- Short problem:
Repeat, exactly and only, the lines from the beginning of the data through the line with "(title) at (18,50)". Pictures are left out.

- Data section:
━━━━━━━━

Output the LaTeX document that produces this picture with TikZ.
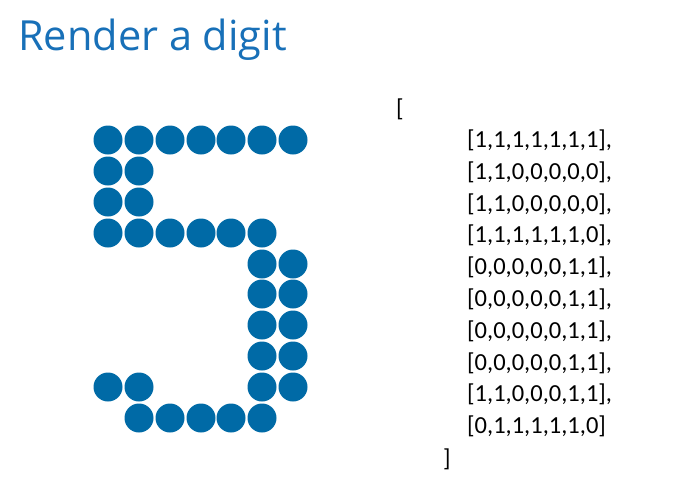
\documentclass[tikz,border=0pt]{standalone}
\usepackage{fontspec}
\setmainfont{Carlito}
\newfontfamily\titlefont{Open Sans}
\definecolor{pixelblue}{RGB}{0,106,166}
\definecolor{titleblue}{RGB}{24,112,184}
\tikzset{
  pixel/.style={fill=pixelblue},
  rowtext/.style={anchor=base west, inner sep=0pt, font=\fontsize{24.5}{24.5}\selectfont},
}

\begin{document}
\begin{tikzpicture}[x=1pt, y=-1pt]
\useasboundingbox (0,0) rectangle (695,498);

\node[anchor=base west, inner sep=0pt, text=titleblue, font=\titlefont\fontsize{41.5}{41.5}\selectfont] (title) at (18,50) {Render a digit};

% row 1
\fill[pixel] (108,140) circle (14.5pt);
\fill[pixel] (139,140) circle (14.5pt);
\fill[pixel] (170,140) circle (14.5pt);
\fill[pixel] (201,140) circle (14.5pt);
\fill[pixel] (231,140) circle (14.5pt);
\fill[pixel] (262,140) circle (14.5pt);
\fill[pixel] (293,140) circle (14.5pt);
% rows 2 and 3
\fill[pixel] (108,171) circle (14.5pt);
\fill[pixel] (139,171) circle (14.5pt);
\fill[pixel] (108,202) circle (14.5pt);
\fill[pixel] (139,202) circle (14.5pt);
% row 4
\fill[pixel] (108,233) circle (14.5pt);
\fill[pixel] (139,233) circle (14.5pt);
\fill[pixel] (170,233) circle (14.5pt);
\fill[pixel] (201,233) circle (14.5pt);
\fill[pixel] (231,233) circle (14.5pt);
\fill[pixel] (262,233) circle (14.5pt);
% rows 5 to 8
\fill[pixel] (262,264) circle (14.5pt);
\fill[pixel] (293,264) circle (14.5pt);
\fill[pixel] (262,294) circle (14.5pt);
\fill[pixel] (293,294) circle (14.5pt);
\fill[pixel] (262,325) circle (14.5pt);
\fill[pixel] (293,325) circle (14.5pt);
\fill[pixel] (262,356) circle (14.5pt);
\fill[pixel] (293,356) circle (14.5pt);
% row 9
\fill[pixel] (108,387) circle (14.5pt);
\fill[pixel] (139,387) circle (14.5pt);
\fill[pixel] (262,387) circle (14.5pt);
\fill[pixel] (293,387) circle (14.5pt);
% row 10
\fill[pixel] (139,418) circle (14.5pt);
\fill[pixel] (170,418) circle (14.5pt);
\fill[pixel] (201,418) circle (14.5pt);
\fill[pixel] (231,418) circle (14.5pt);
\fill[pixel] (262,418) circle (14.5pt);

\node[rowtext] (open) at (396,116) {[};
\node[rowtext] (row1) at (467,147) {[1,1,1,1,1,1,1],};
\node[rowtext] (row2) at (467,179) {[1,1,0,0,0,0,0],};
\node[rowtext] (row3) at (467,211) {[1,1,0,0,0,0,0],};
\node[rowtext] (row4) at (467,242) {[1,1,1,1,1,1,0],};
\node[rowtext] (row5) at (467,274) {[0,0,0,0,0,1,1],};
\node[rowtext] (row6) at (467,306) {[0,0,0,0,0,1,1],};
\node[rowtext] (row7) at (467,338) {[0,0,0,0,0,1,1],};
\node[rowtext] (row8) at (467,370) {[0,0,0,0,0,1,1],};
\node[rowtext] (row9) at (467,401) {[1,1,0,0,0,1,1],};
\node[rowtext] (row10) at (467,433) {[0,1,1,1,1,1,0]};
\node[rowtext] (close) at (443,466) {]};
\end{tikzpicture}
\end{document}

━━━━━━━━

- Solution for this task:
Output the LaTeX document that produces this picture with TikZ.
\documentclass[tikz,border=0pt]{standalone}
\usepackage{fontspec}
\setmainfont{Carlito}
\newfontfamily\titlefont{Open Sans}
\definecolor{pixelblue}{RGB}{0,106,166}
\definecolor{titleblue}{RGB}{24,112,184}
\tikzset{
  pixel/.style={fill=pixelblue},
  rowtext/.style={anchor=base west, inner sep=0pt, font=\fontsize{24.5}{24.5}\selectfont},
}

\begin{document}
\begin{tikzpicture}[x=1pt, y=-1pt]
\useasboundingbox (0,0) rectangle (695,498);

\node[anchor=base west, inner sep=0pt, text=titleblue, font=\titlefont\fontsize{41.5}{41.5}\selectfont] (title) at (18,50) {Render a digit};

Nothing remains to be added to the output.